The First Christmas

I have a Christmas quiz for you. Ready? Where did Jesus’ parents live before he was born? Where was Jesus born? How many wise men were there? Got it?

And the answers are—it depends on which Christmas story you are reading. There are two stories, one in Luke and one in Matthew. And they are different stories. In Luke Mary and Joseph live in Nazareth and go to Bethlehem for a census ordered by Augustus. In Matthew they live in Bethlehem. Jesus was born at home in the Matthew story, and born in a manger in the Lucan version.

We really don’t know how many wise men there were, but we know there were three gifts. And the wise men are only in the Matthew story. The shepherds and angels are in the Luke story. The star is in Matthew.

In Luke the main characters of the story include Augustus, Mary, angels and shepherds. In Matthew the main characters are Joseph, Herod, the wise men and the star.

Why am I bringing this up? I think it’s important. Very important. You see, we have homogenized these stories into one grand narrative of Jesus’ birth, which might be nice for children’s plays, but not so good when it comes to thinking about that first Christmas and what Luke and Matthew were saying about Jesus’ birth.

For Luke and Matthew it meant two different things that maybe aren’t so different after all.

Each story is a commentary on power. Political power. Augustus on the one hand and King Herod on the other. Did you know that the name Augustus means “one who is to be worshipped?” Some of his other titles were “King of kings,” “Savior” and “Son of God.” In Luke’s birth narrative those titles are given to Jesus.

In Matthew’s story the wise men ask King Herod where the King of the Jews is that has been born. Jesus is named as the real king, not Herod. Which is why Herod slaughtered innocent children in Bethlehem. To protect his power, a false power to be sure, but a perceived power nonetheless.

These Christmas narratives were subversive. They were counter cultural. They flew in the face of conventional wisdom. Isn’t that after all what God usually does? You know, turns things upside down. And isn’t that the point of Jesus life? To turn things upside down, to bring down those in power and lift up those who are the least and lowest?

If you don’t believe me, read Luke 1:46-56 and 1:68-79.

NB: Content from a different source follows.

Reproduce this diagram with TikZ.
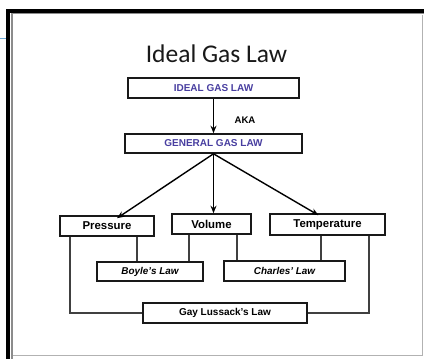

And the three gifts from the wise men? They weren’t your everyday Christmas presents. They foreshadowed Jesus’ kingship, divinity and death. A death that led to life for all.

In the midst of all of our Christmas preparations, all of our shopping and partying and spending time with family and friends it will be good to think about that first Christmas, what it meant then and what it can mean for us today.

In the four Sundays that lead to Christmas Day churches often use themes to talk about the meaning of Christmas. Hope. Peace. Joy. Love. Too often we are tempted to look back nostalgically at this time of year, longing for something, looking at our lives and our world and sighing, wondering what might be next. We long for a world where there really is hope and peace and joy and love. We look to a future when that might be.

Looking back nostalgically is memory experienced through disproportionate emotion. Faith is memory experienced through feelings of gratitude. Christmas is not about looking back. Jesus IS the hope and peace and joy and love.

The future is now. We just need to live that way.